英大手メディアのGuardianが恒例の「MediaGuardian 100」を発表した。上位3位を米Google、米Facebook、米AppleのCEOが占めるなど、ハイテク企業のメディアへの影響が色濃く反映された順位となった。一方で、これら米ハイテク大企業のプライバシー問題はかつてないほど大きくなっており、「矛盾の年」としてまとめている。

1位はGoogleの共同創業者兼CEOであるLarry Page氏。昨年の2位からのアップで、3回目の1位となる。検索やデジタル広告、モバイルなど重要な市場を独占しているGoogleだが、税金逃れはもちろん、忘れられる権利やデータプライバシーなど欧州で同社を取り巻く環境は穏やかではない。

2位はFacebookの共同創業者兼CEO、Mark Zuckerberg氏だ。2011年に1位になるなどランキングの常連だが、昨年はCOOのSheryl Sandbergに1位を譲った。

創業時に大学生だったZuckerberg氏も30歳になり、Facebookの時価総額はピークで2000億ドルに達した。2014年には世界広告市場の8%のシェアをとると予想されており、メディアに占める存在感は大きくなるばかり。

Zuckerberg氏は今年、2013年に立ち上げたインターネットを利用できない途上国の人にアクセスを提供するための非営利団体Internet.orgの活動を継続し、3月にはVRヘッドセットのOculus Riftを20億ドルで買収している。

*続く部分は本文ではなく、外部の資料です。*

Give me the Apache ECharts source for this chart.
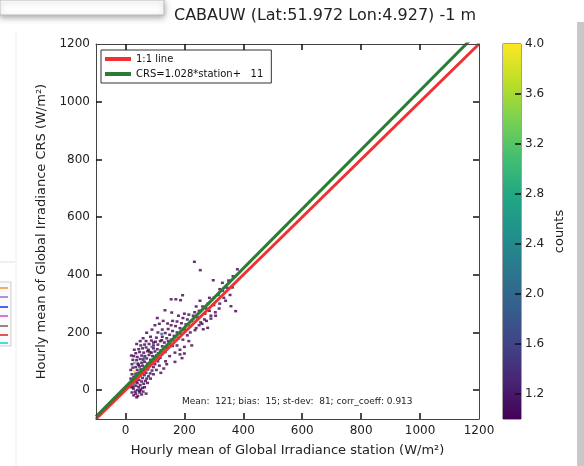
<!DOCTYPE html>
<html><head><meta charset="utf-8">
<script src="https://cdn.jsdelivr.net/npm/echarts@6/dist/echarts.min.js"></script>
<style>html,body{margin:0;padding:0;background:#fff;overflow:hidden}#c{width:584px;height:466px}</style>
</head><body><div id="c"></div><script>
const titleText = 'CABAUW (Lat:51.972 Lon:4.927) -1 m';
const xAxisName = 'Hourly mean of Global Irradiance station (W/m²)';
const yAxisName = 'Hourly mean of Global Irradiance CRS (W/m²)';
const statsText = 'Mean:  121; bias:  15; st-dev:  81; corr_coeff: 0.913';
const xTicks = [0, 200, 400, 600, 800, 1000, 1200];
const yTicks = [0, 200, 400, 600, 800, 1000, 1200];
const cbTicks = [1.2, 1.6, 2.0, 2.4, 2.8, 3.2, 3.6, 4.0];
const axisRange = [-100, 1200];
const cbRange = [1.0, 4.0];
const lineNames = ['1:1 line', 'CRS=1.028*station+   11'];
const fitSlope = 1.028;
const fitIntercept = 11;
const viridis = ['#440154','#482475','#414487','#355f8d','#2a788e','#21918c','#22a884','#44bf70','#7ad151','#bddf26','#fde725'];
// [station, CRS, count] histogram bins
const binPoints = [
[28,-18,1],[35,-12,1],[42,-20,1],[48,-8,1],[33,-5,1],[40,0,1],[52,2,1],[27,5,1],[45,10,1],[58,8,1],
[36,15,1],[30,20,2],[50,18,1],[62,22,1],[40,25,1],[55,30,1],[25,30,1],[46,35,1],[68,32,1],[33,38,1],
[58,42,1],[72,40,1],[28,45,1],[40,48,2],[50,50,1],[64,52,1],[78,48,1],[22,55,1],[35,58,1],[45,60,1],
[56,62,2],[70,60,1],[84,58,1],[30,65,4],[40,70,1],[52,72,1],[62,70,1],[76,72,1],[90,68,1],[25,78,1],
[35,80,1],[48,82,1],[58,85,1],[68,80,2],[80,84,1],[95,80,1],[22,90,1],[30,94,3],[42,92,1],[55,95,1],
[65,98,1],[75,92,1],[88,95,1],[100,90,1],[25,105,1],[38,104,1],[50,108,1],[60,106,1],[72,110,1],[85,105,1],
[98,108,2],[110,100,1],[28,118,1],[40,115,1],[55,120,1],[66,118,1],[80,122,1],[92,118,1],[105,120,1],[118,112,1],
[35,128,1],[48,132,1],[62,130,1],[75,135,1],[88,130,1],[100,134,1],[112,128,1],[125,125,1],[45,142,1],[58,145,1],
[70,148,1],[83,132,1],[95,145,1],[108,142,1],[120,138,1],[135,132,1],[52,155,1],[65,158,1],[80,160,1],[95,155,1],
[110,158,1],[125,152,1],[140,148,1],[70,170,1],[88,172,1],[102,168,1],[118,170,1],[132,165,1],[148,160,1],[72,199,1],
[95,165,1],[85,185,1],[105,182,1],[123,195,2],[125,185,1],[140,180,1],[155,175,1],[110,200,1],[135,198,1],[150,192,1],
[165,188,1],[125,210,1],[145,212,1],[160,205,1],[175,200,1],[190,195,1],[143,231,1],[155,225,1],[170,222,1],[185,215,1],
[200,210,1],[134,277,1],[157,269,1],[160,240,1],[175,238,1],[190,232,1],[205,228,1],[220,222,1],[180,258,1],[195,250,1],
[210,245,1],[225,240,1],[236,208,1],[264,211,1],[279,216,1],[200,265,1],[215,262,1],[230,258,1],[245,252,1],[155,315,1],
[171,315,1],[187,312,1],[194,329,1],[253,310,1],[274,283,1],[290,258,1],[306,258,1],[318,283,1],[334,320,1],[358,291,1],
[374,274,1],[234,445,1],[254,416,1],[298,381,1],[329,372,1],[363,356,1],[380,419,1],[250,275,1],[262,290,1],[240,290,1],
[280,300,1],[300,320,1],[315,330,1],[330,345,1],[345,355,1],[350,380,1],[365,395,1],[320,350,1],[285,320,1],[270,265,1],
[255,235,1],[235,270,1],[268,245,1],[285,275,1],[300,295,1],[225,155,1],[200,127,1],[185,124,1],[192,111,1],[168,98,1],
[136,100,1],[112,109,1],[160,153,1],[123,173,1],[168,130,1],[150,118,1],[140,90,1],[130,75,1],[120,60,1],[115,85,1],
[105,70,1],[95,55,1],[85,40,1],[75,25,1],[65,10,1],[60,-5,1],[70,-12,1],[38,-25,1],[55,-15,1],[180,180,1],
[195,175,1],[210,190,1],[220,200,1],[240,215,1],[250,225,1],[260,230,1],[275,240,1],[290,248,1],[305,270,1],[320,300,1],
[340,310,1],[355,330,1],[200,150,1],[215,170,1],[175,155,1],[185,140,1],[160,175,1],[145,170,1],[20,10,1],[22,-8,1],
[18,40,1],[18,70,1],[20,120,1],[30,140,1],[38,160,1],[60,180,1],[50,170,1],[90,210,1],[100,225,1],[115,230,1],
[128,240,1],[108,250,1],[32,52,2],[44,88,1],[63,112,2],[78,140,1],[90,150,2],[26,12,1],[48,-2,1],[37,30,1]
];

const font = 'DejaVu Sans';
const chart = echarts.init(document.getElementById('c'), null, {renderer: 'canvas'});
const line1 = axisRange.map(v => [v, v]);
const line2 = axisRange.map(v => [v, fitSlope * v + fitIntercept]);
const grad = new echarts.graphic.LinearGradient(0, 1, 0, 0, viridis.map((c, i) => ({offset: i / (viridis.length - 1), color: c})));

const mkTick = vals => ({show: true, inside: true, length: 6, customValues: vals, lineStyle: {color: '#111', width: 1.5}});
const axLine = {show: true, onZero: false, lineStyle: {color: '#444', width: 1}};
const plain = v => String(v);
chart.setOption({
  animation: false,
  backgroundColor: '#fff',
  title: {text: titleText, left: 169, top: 3, textStyle: {fontFamily: font, fontSize: 16, fontWeight: 'normal', color: '#222'}},
  legend: {
    data: lineNames, orient: 'vertical', left: 101, top: 50, icon: 'rect', itemWidth: 26, itemHeight: 4, itemGap: 5,
    padding: [4, 8, 4, 4], backgroundColor: '#fff', borderColor: '#333', borderWidth: 1, borderRadius: 0,
    textStyle: {fontFamily: font, fontSize: 10, color: '#111'}
  },
  visualMap: {type: 'continuous', show: false, min: cbRange[0], max: cbRange[1], dimension: 2, seriesIndex: 0, inRange: {color: viridis}},
  grid: [
    {left: 96, top: 44, width: 383, height: 375, show: false},
    {left: 503, top: 44, width: 18, height: 375, show: true, borderColor: '#444', borderWidth: 1}
  ],
  xAxis: [
    {type: 'value', gridIndex: 0, min: axisRange[0], max: axisRange[1], position: 'bottom', z: 6,
     name: xAxisName, nameLocation: 'middle', nameGap: 25, nameTextStyle: {fontFamily: font, fontSize: 13, color: '#222'},
     axisLine: axLine, splitLine: {show: false},
     axisTick: mkTick(xTicks.slice(0, -1)),
     axisLabel: {customValues: xTicks, formatter: plain, fontFamily: font, fontSize: 12, color: '#222', margin: 6}},
    {type: 'value', gridIndex: 0, min: axisRange[0], max: axisRange[1], position: 'top', z: 6,
     axisLine: axLine, splitLine: {show: false}, axisLabel: {show: false},
     axisTick: mkTick(xTicks.slice(0, -1))},
    {type: 'category', gridIndex: 1, data: ['c'], show: false, boundaryGap: true}
  ],
  yAxis: [
    {type: 'value', gridIndex: 0, min: axisRange[0], max: axisRange[1], position: 'left', z: 6,
     name: yAxisName, nameLocation: 'middle', nameGap: 40, nameTextStyle: {fontFamily: font, fontSize: 13, color: '#222'},
     axisLine: axLine, splitLine: {show: false},
     axisTick: mkTick(yTicks.slice(0, -1)),
     axisLabel: {customValues: yTicks, formatter: plain, fontFamily: font, fontSize: 12, color: '#222', margin: 6}},
    {type: 'value', gridIndex: 0, min: axisRange[0], max: axisRange[1], position: 'right', z: 6,
     axisLine: axLine, splitLine: {show: false}, axisLabel: {show: false},
     axisTick: mkTick(yTicks.slice(0, -1))},
    {type: 'value', gridIndex: 1, min: cbRange[0], max: cbRange[1], position: 'right', z: 6,
     name: 'counts', nameLocation: 'middle', nameGap: 32, nameRotate: 90,
     nameTextStyle: {fontFamily: font, fontSize: 13, color: '#222'},
     axisLine: {show: false, onZero: false}, splitLine: {show: false},
     axisTick: mkTick(cbTicks.slice(0, -1)),
     axisLabel: {customValues: cbTicks, formatter: v => v.toFixed(1), fontFamily: font, fontSize: 12, color: '#222', margin: 4}}
  ],
  series: [
    {type: 'scatter', xAxisIndex: 0, yAxisIndex: 0, symbol: 'rect', symbolSize: [3, 2.5], data: binPoints, z: 2, silent: true},
    {type: 'line', name: lineNames[0], xAxisIndex: 0, yAxisIndex: 0, data: line1, showSymbol: false, symbol: 'none', clip: true,
     lineStyle: {color: '#f23030', width: 3}, itemStyle: {color: '#f23030'}, z: 3},
    {type: 'line', name: lineNames[1], xAxisIndex: 0, yAxisIndex: 0, data: line2, showSymbol: false, symbol: 'none', clip: true,
     lineStyle: {color: '#2b7d33', width: 3}, itemStyle: {color: '#2b7d33'}, z: 4},
    {type: 'bar', xAxisIndex: 2, yAxisIndex: 2, data: [cbRange[1]], barWidth: '100%', itemStyle: {color: grad}, silent: true, z: 1}
  ],
  graphic: [
    {type: 'text', left: 182, top: 397, style: {text: statsText, fontFamily: font, fontSize: 9, fill: '#222'}},
    {type: 'rect', shape: {x: 0, y: 0, width: 164, height: 15}, style: {fill: '#fff', stroke: '#bbb', lineWidth: 1, shadowBlur: 6, shadowColor: 'rgba(0,0,0,0.35)', shadowOffsetY: 2}, z: 10},
    {type: 'rect', shape: {x: 577, y: 22, width: 7, height: 444}, style: {fill: '#c8c8c8'}, z: 10},
    {type: 'line', shape: {x1: 16, y1: 32, x2: 16, y2: 466}, style: {stroke: '#ececec', lineWidth: 1}},
    {type: 'line', shape: {x1: 0, y1: 262, x2: 15, y2: 262}, style: {stroke: '#e0e0e0', lineWidth: 1}},
    {type: 'rect', shape: {x: -2, y: 282, width: 13, height: 64}, style: {fill: '#fafafa', stroke: '#cfcfcf', lineWidth: 1}},
    {type: 'line', shape: {x1: 0, y1: 288, x2: 8, y2: 288}, style: {stroke: '#f0b060', lineWidth: 2}},
    {type: 'line', shape: {x1: 0, y1: 297, x2: 8, y2: 297}, style: {stroke: '#b090e0', lineWidth: 2}},
    {type: 'line', shape: {x1: 0, y1: 307, x2: 8, y2: 307}, style: {stroke: '#5060ff', lineWidth: 2}},
    {type: 'line', shape: {x1: 0, y1: 316, x2: 8, y2: 316}, style: {stroke: '#e070e0', lineWidth: 2}},
    {type: 'line', shape: {x1: 0, y1: 326, x2: 8, y2: 326}, style: {stroke: '#a08080', lineWidth: 2}},
    {type: 'line', shape: {x1: 0, y1: 335, x2: 8, y2: 335}, style: {stroke: '#f05050', lineWidth: 2}},
    {type: 'line', shape: {x1: 0, y1: 343, x2: 8, y2: 343}, style: {stroke: '#40e0e0', lineWidth: 2}}
  ]
});
</script></body></html>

3位はAppleでCEOを務めるTim Cook氏(54歳)。昨年6位からのトップ3入りとなる。今年は「Apple Watch」「Apple Pay」など新規分野進出となる製品発表はもちろん、自身が同性愛者であることを認めたのも大きなニュースとなった。

アイコン的存在だったSteve Jobs氏が2011年10月に逝去して以来、大きな穴を埋める難しいタスクを背負っているが2014年は「iPhone 6」「iPhone 6 Plus」の成功など、実り多い一年となった。

4位は英国で影響力の大きい英国国営協会(BBC)の会長、Tony Hall氏。

5位は米Amazonの創業者兼CEO、Jeff Bezos氏。前回7位からのランクアップとなる。初のスマートフォン「Fire Phone」は失敗となったが、成長への投資を止めない経営手腕が注目されている。第3四半期の業績は予想を下回る結果となったが、2013年にWashington Post買収を発表したことも順位アップの一因のようだ。

6位は米TwitterのCEO、Dick Costolo氏。昨年4位からダウンしたが、毎日2億8400万人のユーザーが送るツイートの総数は5億回、情報を入手したり広げる場としてメディアの役割を果たしている。今年は広告、米国での「Buy」ボタンによる電子商取引への拡大などに取り組んだ。

7位はメディア王ことRupert Murdoch氏で21st Century FoxおよびNews Corpのトップを務める。英国ではセレブや政治家の電話盗聴で傘下のタブロイド紙「News of the World」が閉鎖に追い込まれた。今年はTime Wornerの買収を試みたが断念している。

英国の新聞のランキングだけあって、英国企業や英国で活躍中の俳優などが多くランクされているが、興味深い顔をいくつか紹介しよう。

たとえば10位のTaylor Swift氏は24歳の女性ミュージシャンで、Spotify(スウェーデン)への楽曲提供を止めたことで大きな注目を浴びた。Spotifyでの売り上げは1曲再生される毎に0.006~0.0084ドル程度といわれており、「価値あるものは価格を伴う」とSwift氏は述べた。そのSpotifyのトップ、Daniel Ek氏は41位に選ばれている。

YouTubeにまつわる人物も数人ランクインしている。20位のPewDiePie(Felix Kjellberg)氏はスウェーデンのYou Tubeコメディアンで、90位のZoella氏もYou Tubeで活躍する美容・ファッション通。You Tubeの新しいCEO、Susan Wojcicki氏は47位で初登場となっている。

このほか、米Netflixの最高コンテンツ責任者であるTed Sarandos氏(21位)、米Buzz Feedの創業者兼CEOのJonah Peretti氏(30位)、米Snapchatの共同創業者兼CEO Evan Spiegel氏(31位)、eBayの創業者兼会長のPierre Omidyar氏(53位)、米MediumのCEOでTwitterの共同創業者でもあるEv Williams氏(57位)、米MicrosoftのCEOのSatya Nadella氏(59位)、米Yahoo!のCEOであるMarissa Mayer氏(63位)などの顔が並んでいる。